If mainstream musicians tend to present songs as polished and seamless things unto themselves, their alternative, indie and underground counterparts are more willing to let listeners detect some of the messy intricacy of the creative process.
That process can manifest as fragments, like the seeming incompleteness of many a quick Guided by Voices track, or as an honoring of analog inexpensiveness and immediacy, like the boom-box recordings made by the Mountain Goats’ John Darnielle. With SUUNS’ fifth full-length, The Witness, the manifestation comes from hearing the musicians think their way into the songs.
For the first seven minutes and 10 seconds of the album, in “Third Stream,” singer and guitarist Ben Shemie tests simple statements like “Everyone needs love” and “I’ve seen too much.” Bassist and guitarist Joe Yarmush and drummer Liam O’Neill hold back, and Max Henry—a former official SUUNS member but still a studio contributor—oozes synthesizer squiggles, drones and bubbles.

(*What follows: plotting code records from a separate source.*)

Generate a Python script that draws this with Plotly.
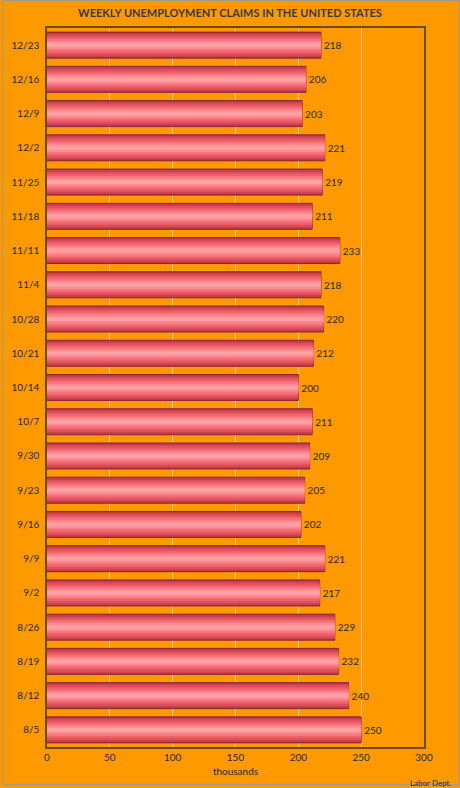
import plotly.graph_objects as go


weeks = ['8/5', '8/12', '8/19', '8/26', '9/2', '9/9', '9/16', '9/23', '9/30', '10/7',
         '10/14', '10/21', '10/28', '11/4', '11/11', '11/18', '11/25', '12/2', '12/9',
         '12/16', '12/23']
claims = [250, 240, 232, 229, 217, 221, 202, 205, 209, 211,
          200, 212, 220, 218, 233, 211, 219, 221, 203, 206, 218]

x_ticks = [0, 50, 100, 150, 200, 250, 300]

# fake the cylinder look with stacked (overlaid) bars, outside -> inside
layers = [
    (0.76, '#b03240'),
    (0.70, '#cb404f'),
    (0.60, '#e0505c'),
    (0.48, '#ed616b'),
    (0.36, '#f6757d'),
    (0.24, '#fc8a90'),
    (0.12, '#ffa0a4'),
]

font = 'Lato'

fig = go.Figure()
for i, (w, c) in enumerate(layers):
    fig.add_trace(go.Bar(
        y=weeks, x=claims, orientation='h', width=w,
        marker=dict(color=c, line=dict(color='#8a2833' if i == 0 else c,
                                       width=1 if i == 0 else 0)),
        text=claims if i == 0 else None,
        textposition='outside' if i == 0 else 'none',
        textfont=dict(size=10, color='#2b2b2b', family=font),
        cliponaxis=False,
        hoverinfo='skip' if i else None,
        showlegend=False,
    ))

fig.update_layout(
    width=460, height=788,
    barmode='overlay',
    paper_bgcolor='#ff9900',
    plot_bgcolor='#ff9900',
    margin=dict(l=45, r=36, t=28, b=38),
    font=dict(family=font, size=10, color='#2b2b2b'),
    title=dict(text='<b>WEEKLY UNEMPLOYMENT CLAIMS IN THE UNITED STATES</b>',
               x=0.5, xanchor='center', y=0.983, yanchor='middle',
               font=dict(size=11, color='#3a3a3a', family=font)),
    xaxis=dict(range=[0, 300], tickvals=x_ticks, showgrid=True,
               gridcolor='#f7c98a', gridwidth=1.2,
               showline=True, linecolor='#6e4a12', linewidth=1.5, mirror=True,
               zeroline=False, ticks='', tickfont=dict(size=10),
               title=dict(text='thousands', font=dict(size=10), standoff=6)),
    yaxis=dict(showgrid=False, showline=True, linecolor='#6e4a12', linewidth=1.5,
               mirror=True, ticks='', tickfont=dict(size=10), ticklabelstandoff=4),
    annotations=[dict(text='Labor Dept.', xref='paper', yref='paper',
                      x=1 + 29 / 379, y=-36 / 722, xanchor='right', yanchor='middle',
                      showarrow=False, font=dict(size=8, color='#2b2b2b'))],
    shapes=[dict(type='rect', xref='paper', yref='paper',
                 x0=-44.5 / 379, x1=1 + 35.5 / 379, y0=-37.5 / 722, y1=1 + 27.5 / 722,
                 line=dict(color='#9a9a9a', width=1), layer='below')],
)

# drop the default page margin so the chart sits at the window's corner
fig.write_html('out.html', config={'displayModeBar': False},
               post_script="document.body.style.margin='0';document.body.style.background='#ff9900';")
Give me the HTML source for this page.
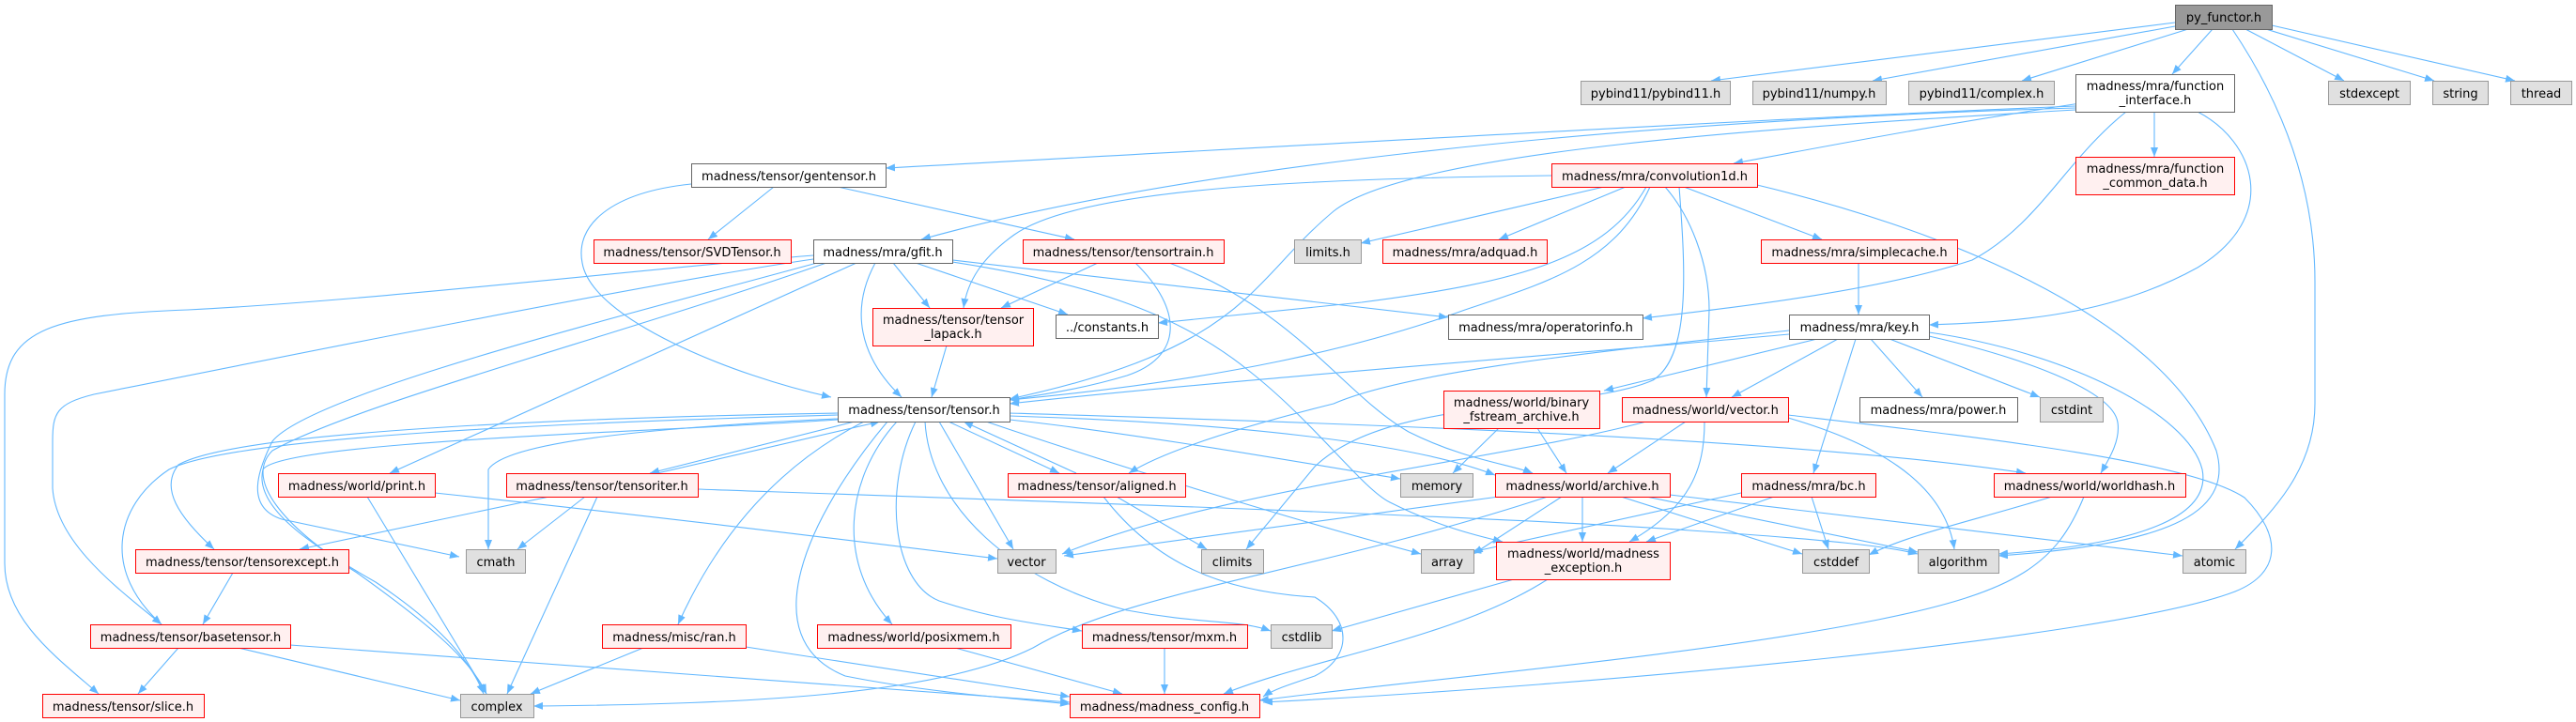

SUUNS gather their drive for “Witness Protection,” although even as the rhythm gets overtaken by a noisy sonority not unlike (but not too much like) the clanging of church bells, Shemie’s soft vocal affect and an accompanying electronic muffling generate a central feeling that would sound like calmness if not for a constant vibration of nerves.
The unease recalls Radiohead’s Thom Yorke after OK Computer, but the warping grooves of “Timebender” and “Go to My Head” have the confident introspection of Stereolab’s more downbeat passages, and the gentle experimentation brings much of the album within the post-rock thinking of Talk Talk.
Like those other bands, SUUNS don’t just meander: “The Trilogy,” a finale that dips a shoulder to Rush’s “Subdivisions” era, is almost as long as “Third Stream” but both are tightly wound. Listeners can sense the musicians thinking and deciding; fortunately, SUUNS mostly think and decide wisely.